Stored data –
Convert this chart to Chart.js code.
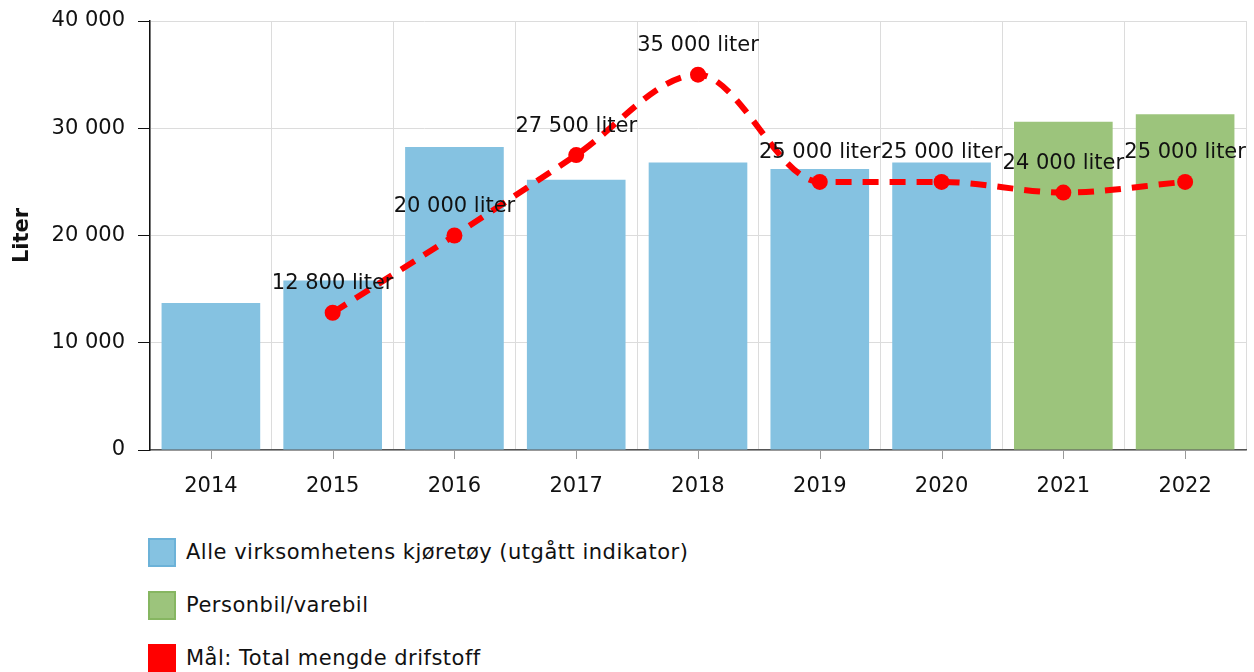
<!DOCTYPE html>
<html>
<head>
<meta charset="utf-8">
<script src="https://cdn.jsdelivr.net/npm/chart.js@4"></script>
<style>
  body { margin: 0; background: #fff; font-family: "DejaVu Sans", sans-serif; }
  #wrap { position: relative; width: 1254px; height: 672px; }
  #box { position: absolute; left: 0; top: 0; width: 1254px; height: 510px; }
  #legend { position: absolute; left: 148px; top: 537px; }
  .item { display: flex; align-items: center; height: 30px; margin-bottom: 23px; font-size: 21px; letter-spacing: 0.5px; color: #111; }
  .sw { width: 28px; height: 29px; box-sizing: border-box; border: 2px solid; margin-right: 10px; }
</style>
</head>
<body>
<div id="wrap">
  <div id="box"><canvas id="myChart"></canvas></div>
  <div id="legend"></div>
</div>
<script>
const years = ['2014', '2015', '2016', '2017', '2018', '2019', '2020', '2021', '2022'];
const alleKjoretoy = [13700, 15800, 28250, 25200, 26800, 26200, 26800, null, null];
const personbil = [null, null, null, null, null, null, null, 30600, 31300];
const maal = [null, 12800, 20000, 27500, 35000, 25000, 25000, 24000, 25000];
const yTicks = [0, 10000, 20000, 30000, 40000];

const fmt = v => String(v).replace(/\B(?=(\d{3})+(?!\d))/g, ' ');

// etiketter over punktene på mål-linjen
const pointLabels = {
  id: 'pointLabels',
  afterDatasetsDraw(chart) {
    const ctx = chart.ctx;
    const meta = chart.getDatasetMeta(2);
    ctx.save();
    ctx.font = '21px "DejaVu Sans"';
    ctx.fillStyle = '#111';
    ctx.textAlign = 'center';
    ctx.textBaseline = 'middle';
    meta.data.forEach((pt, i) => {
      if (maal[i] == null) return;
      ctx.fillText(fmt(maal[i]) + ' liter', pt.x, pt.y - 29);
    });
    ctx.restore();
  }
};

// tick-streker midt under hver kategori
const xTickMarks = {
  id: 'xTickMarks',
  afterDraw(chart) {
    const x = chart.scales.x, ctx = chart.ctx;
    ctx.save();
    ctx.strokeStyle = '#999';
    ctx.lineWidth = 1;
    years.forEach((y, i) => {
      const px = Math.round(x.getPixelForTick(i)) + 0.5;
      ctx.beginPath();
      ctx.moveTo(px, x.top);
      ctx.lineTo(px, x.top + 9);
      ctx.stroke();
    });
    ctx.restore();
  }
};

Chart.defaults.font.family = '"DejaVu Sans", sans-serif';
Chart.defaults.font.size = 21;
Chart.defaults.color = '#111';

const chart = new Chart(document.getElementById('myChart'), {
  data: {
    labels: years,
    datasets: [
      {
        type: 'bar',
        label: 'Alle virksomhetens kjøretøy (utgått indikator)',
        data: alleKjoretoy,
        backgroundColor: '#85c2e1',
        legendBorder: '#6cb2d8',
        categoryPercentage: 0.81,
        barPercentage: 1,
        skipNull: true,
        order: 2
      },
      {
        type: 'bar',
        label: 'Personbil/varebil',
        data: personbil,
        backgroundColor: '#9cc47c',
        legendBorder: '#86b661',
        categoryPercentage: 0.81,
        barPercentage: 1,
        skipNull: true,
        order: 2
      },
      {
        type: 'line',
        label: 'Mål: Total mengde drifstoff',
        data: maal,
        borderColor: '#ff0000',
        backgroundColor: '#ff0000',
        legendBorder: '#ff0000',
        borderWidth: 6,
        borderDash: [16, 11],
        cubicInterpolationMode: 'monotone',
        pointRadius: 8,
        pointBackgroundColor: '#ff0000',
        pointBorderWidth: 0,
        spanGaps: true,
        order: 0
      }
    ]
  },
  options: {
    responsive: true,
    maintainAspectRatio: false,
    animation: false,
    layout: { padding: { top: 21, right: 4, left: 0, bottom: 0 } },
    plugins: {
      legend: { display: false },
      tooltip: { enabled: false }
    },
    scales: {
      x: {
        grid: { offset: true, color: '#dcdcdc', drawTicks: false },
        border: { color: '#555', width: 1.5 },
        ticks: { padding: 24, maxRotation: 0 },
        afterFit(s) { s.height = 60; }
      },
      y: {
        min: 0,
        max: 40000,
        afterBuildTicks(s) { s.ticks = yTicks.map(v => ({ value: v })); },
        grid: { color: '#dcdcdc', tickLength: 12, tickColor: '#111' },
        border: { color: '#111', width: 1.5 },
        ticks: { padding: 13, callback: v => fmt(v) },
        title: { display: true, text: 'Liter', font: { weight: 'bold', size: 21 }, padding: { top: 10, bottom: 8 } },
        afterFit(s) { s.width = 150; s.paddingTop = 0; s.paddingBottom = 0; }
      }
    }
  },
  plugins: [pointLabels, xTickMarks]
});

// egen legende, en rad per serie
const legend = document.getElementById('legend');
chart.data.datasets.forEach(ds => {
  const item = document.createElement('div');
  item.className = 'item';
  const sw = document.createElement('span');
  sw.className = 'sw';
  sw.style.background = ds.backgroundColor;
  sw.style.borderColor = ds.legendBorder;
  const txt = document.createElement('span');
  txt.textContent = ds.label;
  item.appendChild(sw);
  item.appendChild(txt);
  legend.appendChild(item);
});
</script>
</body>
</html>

Task directions –
Write the listing above out again exactly, dropping each image.

Solution to the exercise –
Convert this chart to Chart.js code.
<!DOCTYPE html>
<html>
<head>
<meta charset="utf-8">
<script src="https://cdn.jsdelivr.net/npm/chart.js@4"></script>
<style>
  body { margin: 0; background: #fff; font-family: "DejaVu Sans", sans-serif; }
  #wrap { position: relative; width: 1254px; height: 672px; }
  #box { position: absolute; left: 0; top: 0; width: 1254px; height: 510px; }
  #legend { position: absolute; left: 148px; top: 537px; }
  .item { display: flex; align-items: center; height: 30px; margin-bottom: 23px; font-size: 21px; letter-spacing: 0.5px; color: #111; }
  .sw { width: 28px; height: 29px; box-sizing: border-box; border: 2px solid; margin-right: 10px; }
</style>
</head>
<body>
<div id="wrap">
  <div id="box"><canvas id="myChart"></canvas></div>
  <div id="legend"></div>
</div>
<script>
const years = ['2014', '2015', '2016', '2017', '2018', '2019', '2020', '2021', '2022'];
const alleKjoretoy = [13700, 15800, 28250, 25200, 26800, 26200, 26800, null, null];
const personbil = [null, null, null, null, null, null, null, 30600, 31300];
const maal = [null, 12800, 20000, 27500, 35000, 25000, 25000, 24000, 25000];
const yTicks = [0, 10000, 20000, 30000, 40000];

const fmt = v => String(v).replace(/\B(?=(\d{3})+(?!\d))/g, ' ');

// etiketter over punktene på mål-linjen
const pointLabels = {
  id: 'pointLabels',
  afterDatasetsDraw(chart) {
    const ctx = chart.ctx;
    const meta = chart.getDatasetMeta(2);
    ctx.save();
    ctx.font = '21px "DejaVu Sans"';
    ctx.fillStyle = '#111';
    ctx.textAlign = 'center';
    ctx.textBaseline = 'middle';
    meta.data.forEach((pt, i) => {
      if (maal[i] == null) return;
      ctx.fillText(fmt(maal[i]) + ' liter', pt.x, pt.y - 29);
    });
    ctx.restore();
  }
};

// tick-streker midt under hver kategori
const xTickMarks = {
  id: 'xTickMarks',
  afterDraw(chart) {
    const x = chart.scales.x, ctx = chart.ctx;
    ctx.save();
    ctx.strokeStyle = '#999';
    ctx.lineWidth = 1;
    years.forEach((y, i) => {
      const px = Math.round(x.getPixelForTick(i)) + 0.5;
      ctx.beginPath();
      ctx.moveTo(px, x.top);
      ctx.lineTo(px, x.top + 9);
      ctx.stroke();
    });
    ctx.restore();
  }
};

Chart.defaults.font.family = '"DejaVu Sans", sans-serif';
Chart.defaults.font.size = 21;
Chart.defaults.color = '#111';

const chart = new Chart(document.getElementById('myChart'), {
  data: {
    labels: years,
    datasets: [
      {
        type: 'bar',
        label: 'Alle virksomhetens kjøretøy (utgått indikator)',
        data: alleKjoretoy,
        backgroundColor: '#85c2e1',
        legendBorder: '#6cb2d8',
        categoryPercentage: 0.81,
        barPercentage: 1,
        skipNull: true,
        order: 2
      },
      {
        type: 'bar',
        label: 'Personbil/varebil',
        data: personbil,
        backgroundColor: '#9cc47c',
        legendBorder: '#86b661',
        categoryPercentage: 0.81,
        barPercentage: 1,
        skipNull: true,
        order: 2
      },
      {
        type: 'line',
        label: 'Mål: Total mengde drifstoff',
        data: maal,
        borderColor: '#ff0000',
        backgroundColor: '#ff0000',
        legendBorder: '#ff0000',
        borderWidth: 6,
        borderDash: [16, 11],
        cubicInterpolationMode: 'monotone',
        pointRadius: 8,
        pointBackgroundColor: '#ff0000',
        pointBorderWidth: 0,
        spanGaps: true,
        order: 0
      }
    ]
  },
  options: {
    responsive: true,
    maintainAspectRatio: false,
    animation: false,
    layout: { padding: { top: 21, right: 4, left: 0, bottom: 0 } },
    plugins: {
      legend: { display: false },
      tooltip: { enabled: false }
    },
    scales: {
      x: {
        grid: { offset: true, color: '#dcdcdc', drawTicks: false },
        border: { color: '#555', width: 1.5 },
        ticks: { padding: 24, maxRotation: 0 },
        afterFit(s) { s.height = 60; }
      },
      y: {
        min: 0,
        max: 40000,
        afterBuildTicks(s) { s.ticks = yTicks.map(v => ({ value: v })); },
        grid: { color: '#dcdcdc', tickLength: 12, tickColor: '#111' },
        border: { color: '#111', width: 1.5 },
        ticks: { padding: 13, callback: v => fmt(v) },
        title: { display: true, text: 'Liter', font: { weight: 'bold', size: 21 }, padding: { top: 10, bottom: 8 } },
        afterFit(s) { s.width = 150; s.paddingTop = 0; s.paddingBottom = 0; }
      }
    }
  },
  plugins: [pointLabels, xTickMarks]
});

// egen legende, en rad per serie
const legend = document.getElementById('legend');
chart.data.datasets.forEach(ds => {
  const item = document.createElement('div');
  item.className = 'item';
  const sw = document.createElement('span');
  sw.className = 'sw';
  sw.style.background = ds.backgroundColor;
  sw.style.borderColor = ds.legendBorder;
  const txt = document.createElement('span');
  txt.textContent = ds.label;
  item.appendChild(sw);
  item.appendChild(txt);
  legend.appendChild(item);
});
</script>
</body>
</html>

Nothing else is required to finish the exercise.